Railroad Pattern in 1950 (Map)
Chicago is the most important railroad center in North America. More lines of track radiate in more directions from Chicago than from any other city. Chicago has long been the most important interchange point for freight traffic between the nation's major railroads and it is the hub of Amtrak, the intercity rail passenger system. Chicago ranks second (behind New York City) in terms of the volume of commuter rail passengers carried each day.

The first railroad in Chicago was the Galena & Chicago Union, which was chartered in 1836 to build tracks to the lead mines at Galena in northwestern Illinois.
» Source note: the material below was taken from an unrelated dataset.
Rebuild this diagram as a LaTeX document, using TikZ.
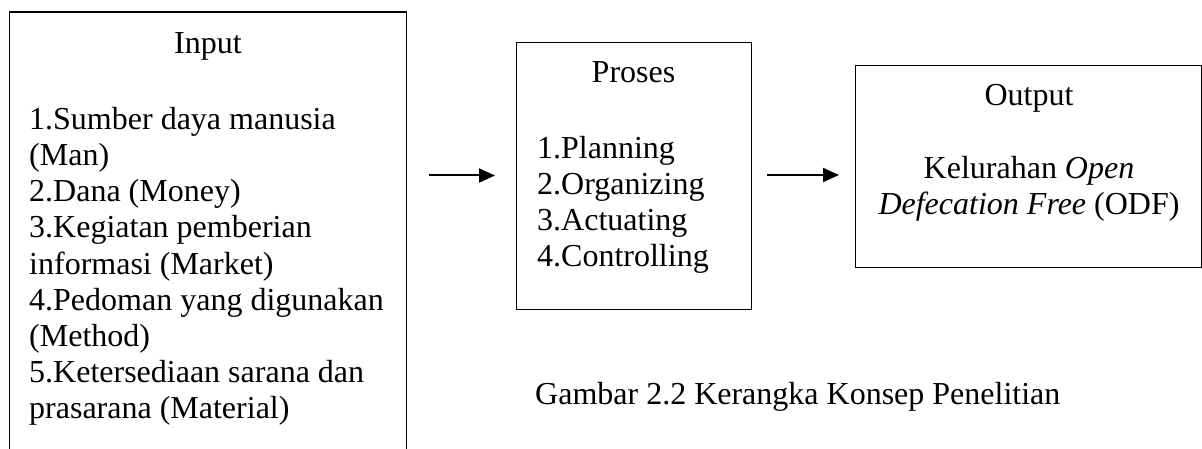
\documentclass[tikz,border=0pt]{standalone}
\usepackage{fontspec}
\setmainfont{Liberation Serif}
\usetikzlibrary{arrows.meta}
\tikzset{
  boxline/.style={line width=1.3pt, draw=black},
  box/.style={boxline, rectangle, inner sep=0pt, anchor=north west},
  txt/.style={inner sep=0pt, font=\fontsize{32}{36.2}\selectfont},
  listtxt/.style={txt, align=left, anchor=north west},
  ctxt/.style={txt, align=center, anchor=north},
  arr/.style={line width=2pt, -{Triangle[length=16pt,width=14pt]}}
}
\newcommand{\fl}{\rule{0pt}{25pt}}
\begin{document}
\begin{tikzpicture}[x=1pt,y=-1pt]
\useasboundingbox (0,0) rectangle (1202,449);
% Input box (open at the bottom)
\coordinate (inBL) at (9.5,449);
\coordinate (inTL) at (9.5,12);
\coordinate (inTR) at (406.5,12);
\coordinate (inBR) at (406.5,449);
\draw[boxline] (inBL) -- (inTL) -- (inTR) -- (inBR);
\node[ctxt] (inTitle) at (208,53-25) {\fl Input};
\node[listtxt] (inList) at (29,129-25) {\fl 1.Sumber daya manusia\\(Man)\\2.Dana (Money)\\3.Kegiatan pemberian\\informasi (Market)\\4.Pedoman yang digunakan\\(Method)\\5.Ketersediaan sarana dan\\prasarana (Material)};
% Proses box
\node[box, minimum width=235pt, minimum height=267pt] (proses) at (516,42) {};
\node[ctxt] (prTitle) at (633.5,82-25) {\fl Proses};
\node[listtxt] (prList) at (537,158-25) {\fl 1.Planning\\2.Organizing\\3.Actuating\\4.Controlling};
% Output box
\node[box, minimum width=345.5pt, minimum height=202pt] (output) at (855,65) {};
\node[ctxt] (ouTitle) at (1029,105-25) {\fl Output};
\node[ctxt] (ouText) at (1029,178-25) {\fl Kelurahan \textit{Open}\\\textit{Defecation Free} (ODF)};
% Arrows
\coordinate (a1s) at (429,175.5);
\coordinate (a1e) at (495,175.5);
\coordinate (a2s) at (767,175);
\coordinate (a2e) at (839,175);
\draw[arr] (a1s) -- (a1e);
\draw[arr] (a2s) -- (a2e);
% Caption
\node[txt, anchor=base west] (caption) at (535,404) {Gambar 2.2 Kerangka Konsep Penelitian};
\end{tikzpicture}
\end{document}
The first tracks were laid in 1848, and then not to Galena but to a point known as Oak Ridge (now Oak Park ). The Galena & Chicago Union's terminal stood near the corner of Canal and Kinzie Streets.

The Pioneer
Other railroads soon completed lines of track linking Chicago with the wheat fields of northern Illinois and southern Wisconsin. Later lines connected the city with Detroit, Cleveland, Cincinnati, New Orleans, St. Louis, Kansas City, Omaha, and St. Paul. Railroads were especially important as haulers of grain and livestock, which helped Chicago gain a primary role in the grain marketing and meatpacking industries.

Many of the railroads built west of Chicago had their corporate headquarters in the city, as well as yards and shops. Chicago became a center for the manufacture of freight cars, passenger cars (Pullman Company), and, later diesel locomotives (Electro-Motive Division of General Motors, in La Grange ).

Railroads and the Loop, c.1930 (Map)
Freight moving across the country is funneled through the railroad yards of Chicago, where it is classified and then transferred to the yards of other railroads within the metropolitan area. The largest of these yards include Proviso and Bensenville on the western edge of the city, Clearing Yard in Bedford Park, Barr and Blue Island Yards on the far South Side, and Corwith Yard near the Stevenson Expressway. Although the nation's railroads now have been merged into just a few large systems, Chicago remains the hub where the tracks of one company end and those of another begin.

Until the 1960s the Chicago Loop contained six major railroad terminals for intercity rail passenger traffic. Passengers traveling between the East and West Coasts often had half a day to spend in Chicago between trains and took advantage of the time by sightseeing. Journalists sometimes met trains arriving from New York or Los Angeles to spot the celebrities. The decline of intercity rail passenger travel brought about by the advent of jet airlines led to the decline of the passenger train and the eventual consolidation of remaining services under Amtrak in 1971.

Rail Yards West of Loop, 1930s
Hundreds of thousands of Chicago-area residents still commute to the Loop by train each day, now under the auspices of Metra, the publicly owned regional rail transportation authority. Twelve such commuter-train services extend outward along the radiating routes of Chicago's rail network. The Burlington Northern Santa Fe line to Naperville and Aurora carries the heaviest volume of passengers.

Bibliography
Grant, H. Roger. The Chicago and North Western Railway. 1993.
Mayer, Harold M. “Location of Railway Facilities in Metropolitan Centers as Typified by Chicago.” Journal of Land and Public Utility Economics 20 (1944): 299–315.
Trains 53.7 ( July 1993). Article on the modern geography of railroads in Chicago.